My Take | Defenders of Mong Kok riot now turn their wrath on journalists
Threatening the media with violence a clear signal that the thugs have no respect for Hong Kong’s cherished freedoms

Radical localists have proved to be a direct threat to the rule of law, freedom of speech and freedom of the press. So it’s ironic to see so many pan-democratic politicians, student leaders and so-called scholars – at any rate people on the pay roll of universities – lining up to defend or at least justify their behaviour. These are the same people who, after all, make a living sloganeering about such core values. I guess we don’t need Beijing or the government to undermine them. Localists, those monsters they have helped unleash on Hong Kong, are doing a fine job destroying those values we hold dear.
A group of “scholars” – well, mostly ageing assistant or associate professors without a PhD – has demanded the government form an independent commission to look into the Mong Kok riot, on the premise that Leung Chun-ying’s government was ultimately responsible for it.

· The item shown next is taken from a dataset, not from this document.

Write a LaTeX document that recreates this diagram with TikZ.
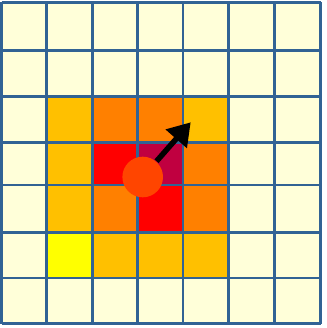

Meanwhile, Benny Tai Yiu-ting, of the failed Occupy Central movement, has blamed Leung for the riot. I am no clever lawyer like Tai, but shouldn’t the rioters be responsible for the riot?

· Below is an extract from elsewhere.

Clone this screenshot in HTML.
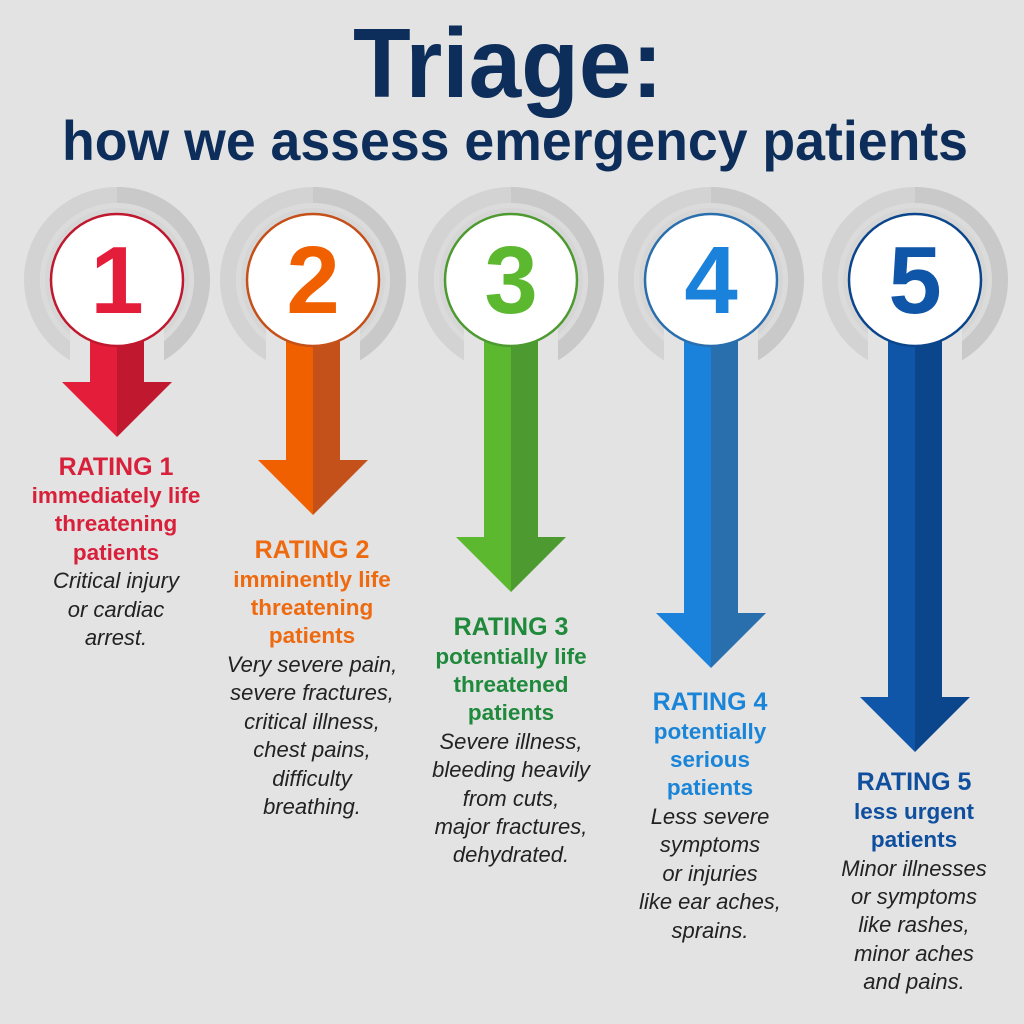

I confess I wrote this column under a conflict of interest. That’s because I now fear for my safety and that of my colleagues working in the news industry. A nasty little essay, presumably a manifesto by localists, has been circulating on the internet and has gone viral. It’s titled: “Our fists will treat you the same way your lenses treat us.”
Well, you get the idea; it’s open season on us poor journalists. The piece says we have no right to take pictures of non-public figures. But if we do, we have a responsibility to hide their identities, unless we have their prior consent to publish.
It claims this is an ethical rule that governs the conduct of war correspondents and photographers.